I now pass to what I think the movie is really about that is a critic of politics through a moral and psychological lense. As a sidenote, Pasolini was among those who combined Marx with Freud - in case you want a better look at how he understood the relation between these two thinkers, it might be worthwhile to watch Pigsty, which deals precisely with the psychological aspects of power.
Back to the point: what is Salo about? Pasolini himself was aware of the misunderstandings to which his movie could be submitted (esp. in countries like the US which had not experienced a German occupation in WWII) and for this he offered a short bibliography at the very start of the movie. Among them, Roland Barthes Sade, Fourier, Loyola. I quote from there:
Sadian adventures are not fabulous: they take place in a real world contemporary with the time of Sade's youth, i.e., the society of Louis XV. Sade strongly emphasizes the social armature of that world; the libertines belong to the aristocracy, or more exactly ( and more frequently) to the class of financiers, professionals, and prevaricators, in short : exploiters, the majority made wealthy in Louis XV's wars and by the corrupt practices of despotism; unless their noble origin is a voluptuary factor ( the rape of fashionable young
ladies ), the subjects belong to the industrial and urban subproletariat ( the urchins of Marseilles, for example, children "who work in factories and provide the aged roues of that
city with the prettiest objects one could hope to find") or serfs on feudal lands, where they subsist (in Sicily, for example, where Jerome, the future monk in Justine, goes to live, according
to an arcadian plan which will, he says, enable him to have dominion over both his lands and his vassals).
Sade uses them differently, not as an image to be portrayed, but as a model to be reproduced. Where? In the libertine's small society; this society is constructed like a model, a miniature; Sade transports class division into it; on one side, the exploiters, the possessors, governors, tyrants; on the other, the ordinary people. The stimulus for the division ( as in the
larger society) is (sadistic) profitability: "One established . . . over the ordinary people every vexation, every injustice imaginable, certain that the greater the tyranny one exercised,
the greater the sum of pleasures to be withdrawn." Between the social novel (Balzac read by Marx ) and the Sadian novel, a kind of general to and fro maneuver then occurs: the
social novel maintains social relationships in their original place (society as a whole ) but anecdotizes them for the sake of individual biographies (Cesar Birotteau, tradesman; Coupeau,
zinc worker) ; the Sadian novel takes the formula of these relationships, but transports them elsewhere, into an artificial society (as did Brecht in The Threepenny Opera).
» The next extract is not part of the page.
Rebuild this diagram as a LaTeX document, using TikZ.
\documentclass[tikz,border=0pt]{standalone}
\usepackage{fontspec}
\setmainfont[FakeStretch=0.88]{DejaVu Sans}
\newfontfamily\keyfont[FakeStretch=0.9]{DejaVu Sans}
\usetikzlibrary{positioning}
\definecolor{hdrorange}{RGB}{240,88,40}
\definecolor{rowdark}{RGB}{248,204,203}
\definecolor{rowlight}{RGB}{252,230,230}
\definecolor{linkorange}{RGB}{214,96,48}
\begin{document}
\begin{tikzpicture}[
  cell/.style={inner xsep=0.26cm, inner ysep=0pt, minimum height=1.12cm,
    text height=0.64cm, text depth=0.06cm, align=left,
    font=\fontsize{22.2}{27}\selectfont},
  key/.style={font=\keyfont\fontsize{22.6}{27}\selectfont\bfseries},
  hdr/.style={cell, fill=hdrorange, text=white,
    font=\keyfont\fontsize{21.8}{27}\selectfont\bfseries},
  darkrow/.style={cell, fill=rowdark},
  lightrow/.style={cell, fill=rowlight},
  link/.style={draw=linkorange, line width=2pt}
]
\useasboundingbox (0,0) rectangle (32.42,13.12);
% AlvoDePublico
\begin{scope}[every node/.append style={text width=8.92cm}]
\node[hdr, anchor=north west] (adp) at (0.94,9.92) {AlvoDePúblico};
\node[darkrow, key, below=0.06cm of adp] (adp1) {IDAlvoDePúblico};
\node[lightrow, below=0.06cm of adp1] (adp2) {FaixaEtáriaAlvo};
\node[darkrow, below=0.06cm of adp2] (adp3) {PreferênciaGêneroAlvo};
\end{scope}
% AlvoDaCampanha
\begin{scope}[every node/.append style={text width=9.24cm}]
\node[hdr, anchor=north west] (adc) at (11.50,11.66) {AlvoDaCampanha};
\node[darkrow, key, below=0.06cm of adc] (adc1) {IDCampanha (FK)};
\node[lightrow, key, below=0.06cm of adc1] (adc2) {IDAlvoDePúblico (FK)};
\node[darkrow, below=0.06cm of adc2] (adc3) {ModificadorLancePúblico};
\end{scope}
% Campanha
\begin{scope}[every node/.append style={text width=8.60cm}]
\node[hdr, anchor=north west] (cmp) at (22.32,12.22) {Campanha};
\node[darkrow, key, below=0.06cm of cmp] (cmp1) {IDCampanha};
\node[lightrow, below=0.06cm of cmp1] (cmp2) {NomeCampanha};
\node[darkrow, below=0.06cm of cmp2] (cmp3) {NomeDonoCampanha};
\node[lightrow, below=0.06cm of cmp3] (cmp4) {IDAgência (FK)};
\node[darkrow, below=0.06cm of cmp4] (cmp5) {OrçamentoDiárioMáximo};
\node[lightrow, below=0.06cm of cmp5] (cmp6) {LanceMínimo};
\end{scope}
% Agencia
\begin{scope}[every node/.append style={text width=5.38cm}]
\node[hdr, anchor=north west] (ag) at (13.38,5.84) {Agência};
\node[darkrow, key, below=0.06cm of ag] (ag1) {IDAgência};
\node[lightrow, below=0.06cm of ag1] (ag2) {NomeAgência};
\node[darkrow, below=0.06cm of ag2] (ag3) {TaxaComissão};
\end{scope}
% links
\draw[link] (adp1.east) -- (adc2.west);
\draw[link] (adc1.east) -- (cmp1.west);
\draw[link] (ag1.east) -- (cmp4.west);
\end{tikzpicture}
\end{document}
However, there is a paradox: class relationships in Sade are both brutal and indirect; uttered in line with the radical contrast between exploiters and exploited, these relationships
do not come into the novel as though for referential description (as is the case with a great "social" novelist like Balzac ); Sade uses them differently, not as an image to be portrayed,
but as a model to be reproduced. Where? In the libertine's small society; this society is constructed like a model, a miniature Sade transports class division into it; on one side, the exploiters, the possessors, governors, tyrants; on the other, the ordinary people. The stimulus for the division ( as in the larger society) is (sadistic) profitability: "One established . . over the ordinary people every vexation, every injustice imaginable, certain that the greater the tyranny one exercised, the greater the sum of pleasures to be withdrawn." Between the social novel (Balzac read by Marx ) and the Sadian novel, a kind of general to and fro maneuver then occurs: the social novel maintains social relationships in their original place (society as a whole ) but anecdotizes them for the sake of individual biographies (Cesar Birotteau, tradesman; Coupeau, zinc worker) ; the Sadian novel takes the formula of these relationships, but transports them elsewhere, into an artificial society (as did Brecht in The Threepenny Opera).
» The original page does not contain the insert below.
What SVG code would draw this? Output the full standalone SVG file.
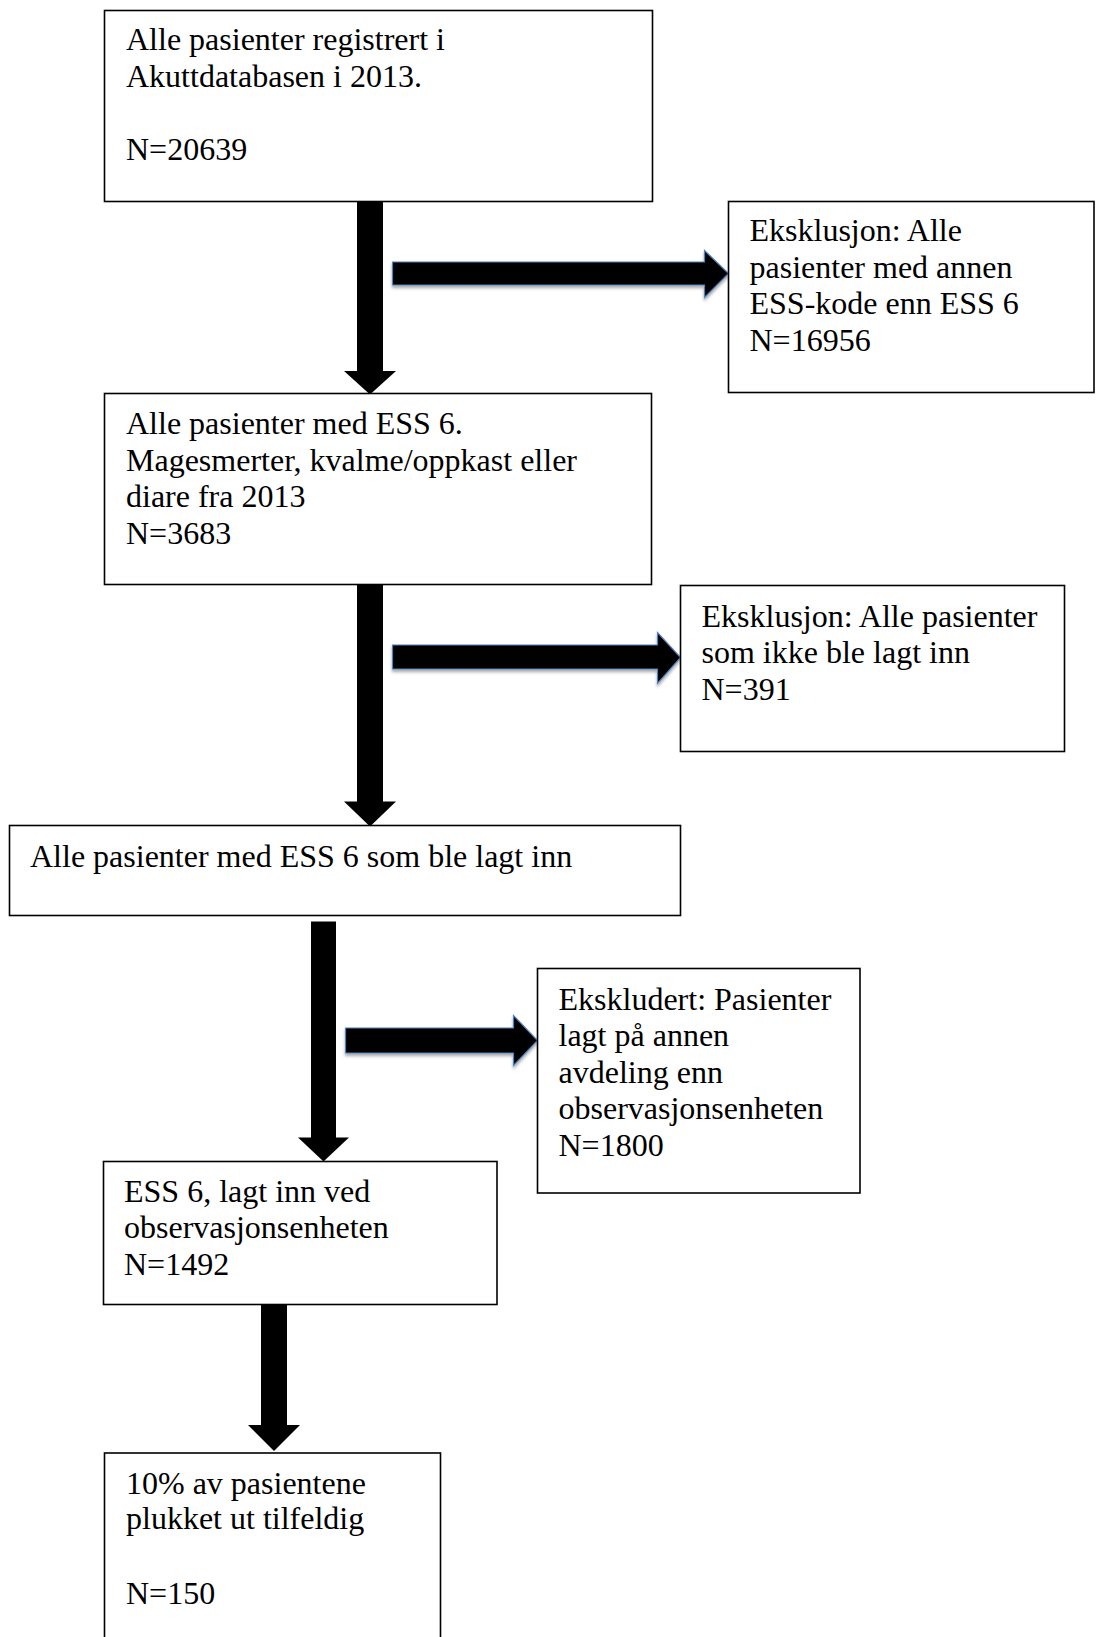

In the first instance, we have reproduction, in the meaning that word has in painting, in photography; in the second instance, there is, one might say, re-production, repeated production of a practice ( and not of an historical "picture" ). The consequence is that the Sadian novel is more "real" than the social novel (which is realistic ); the Sadian practices appear
to us today to be totally improbable; however, we need only travel in any underdeveloped country ( analogous, all in all, to eighteenth-century France) to understand that they are still
operable there : the same social division, the same opportunities for recruitment, the same availability of subjects, the same conditions for seclusion, and the same impunity, so to
speak.
(Barthes, pp. 130-1)
Pasolini had chosen in Barthes an unmistakably political reading of Sade.
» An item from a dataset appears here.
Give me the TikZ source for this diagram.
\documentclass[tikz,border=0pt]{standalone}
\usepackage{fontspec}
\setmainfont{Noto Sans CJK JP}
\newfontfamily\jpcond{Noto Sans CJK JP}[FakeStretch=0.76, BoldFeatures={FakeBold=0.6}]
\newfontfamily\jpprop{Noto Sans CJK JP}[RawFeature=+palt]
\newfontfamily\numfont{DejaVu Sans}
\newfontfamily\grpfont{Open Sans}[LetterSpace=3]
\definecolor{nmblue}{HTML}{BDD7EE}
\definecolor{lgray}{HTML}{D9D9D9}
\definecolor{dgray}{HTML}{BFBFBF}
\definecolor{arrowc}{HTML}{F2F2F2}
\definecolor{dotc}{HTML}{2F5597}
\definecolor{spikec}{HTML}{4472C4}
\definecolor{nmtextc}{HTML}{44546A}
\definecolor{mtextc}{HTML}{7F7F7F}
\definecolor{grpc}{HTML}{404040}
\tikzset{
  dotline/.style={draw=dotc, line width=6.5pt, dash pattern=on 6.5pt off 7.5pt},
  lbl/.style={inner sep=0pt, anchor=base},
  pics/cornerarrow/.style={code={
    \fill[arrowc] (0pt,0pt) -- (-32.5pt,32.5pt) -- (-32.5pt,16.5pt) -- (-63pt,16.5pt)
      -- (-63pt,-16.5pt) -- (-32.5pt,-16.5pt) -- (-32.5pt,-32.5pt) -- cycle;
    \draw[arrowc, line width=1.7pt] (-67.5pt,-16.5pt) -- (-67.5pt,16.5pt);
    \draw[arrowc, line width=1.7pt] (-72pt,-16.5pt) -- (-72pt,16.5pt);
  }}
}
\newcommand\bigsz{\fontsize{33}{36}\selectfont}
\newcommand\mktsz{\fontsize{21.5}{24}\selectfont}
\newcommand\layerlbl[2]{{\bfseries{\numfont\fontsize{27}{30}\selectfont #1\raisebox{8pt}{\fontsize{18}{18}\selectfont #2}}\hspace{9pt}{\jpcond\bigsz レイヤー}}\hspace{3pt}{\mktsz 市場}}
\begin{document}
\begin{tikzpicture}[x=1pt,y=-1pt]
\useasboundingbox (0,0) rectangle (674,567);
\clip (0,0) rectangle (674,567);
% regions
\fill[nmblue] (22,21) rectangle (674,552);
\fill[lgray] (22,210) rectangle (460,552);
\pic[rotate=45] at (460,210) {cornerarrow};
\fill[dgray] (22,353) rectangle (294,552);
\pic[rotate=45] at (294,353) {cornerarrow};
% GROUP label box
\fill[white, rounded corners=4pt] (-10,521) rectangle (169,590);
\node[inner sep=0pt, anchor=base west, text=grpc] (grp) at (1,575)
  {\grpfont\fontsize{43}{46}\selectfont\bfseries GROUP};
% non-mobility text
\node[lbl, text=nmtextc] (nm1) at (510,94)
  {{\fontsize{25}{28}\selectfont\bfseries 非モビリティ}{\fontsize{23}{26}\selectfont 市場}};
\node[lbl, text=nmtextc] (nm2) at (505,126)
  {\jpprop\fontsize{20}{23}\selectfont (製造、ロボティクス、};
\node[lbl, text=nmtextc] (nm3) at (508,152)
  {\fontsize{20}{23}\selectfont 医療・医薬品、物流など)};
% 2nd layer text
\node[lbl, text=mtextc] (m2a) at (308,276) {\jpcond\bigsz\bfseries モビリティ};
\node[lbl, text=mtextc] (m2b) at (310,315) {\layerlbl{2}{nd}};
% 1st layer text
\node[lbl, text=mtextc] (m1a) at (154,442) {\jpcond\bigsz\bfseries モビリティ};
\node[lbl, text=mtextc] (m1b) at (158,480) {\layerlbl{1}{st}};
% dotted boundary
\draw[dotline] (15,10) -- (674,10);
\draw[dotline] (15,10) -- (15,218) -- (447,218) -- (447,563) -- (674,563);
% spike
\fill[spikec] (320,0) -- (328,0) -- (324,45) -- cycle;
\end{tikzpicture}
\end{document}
Understanding the movie as a political one is also favoured by the following: setting the movie in the "Nazi-Fascist" Republic of Salo had obvious political connotations for Italians in the 70s - many ppl who had experienced the occupation of Italy by Germany after the Italian surrender in Sept. 1943 were still alive when the film was made. Pasolini carefully reconstructed late Fascist Italy both its in bourgeois tastes (see for instance the careful choice of paintings decorating the walls of the castle) and in its outward manifestations: see the uniforms of the German soldiers as well as the titles the four figures of power use to address each other. The conversations among these four ressemble the gatherings of high society in their careful rituals - I particularly liked the character who chose to be "the entertainer" by telling banal jokes - a type you typically meet in upper class dinners. Finally, in an environment where everyone seems inescepably doomed there is only one character who manages to elevate himself above the despair- the fascist (who as is later revealed is a communist) who has a sexual relation with the black servant and willingly accepts death when he gets caught.
(for
a review that moves in the right direction, at least the only one I found online, see this one from El Pais [in Spanish]
tl;dr: it is completely beyond how anyone could deny the political character of this movie.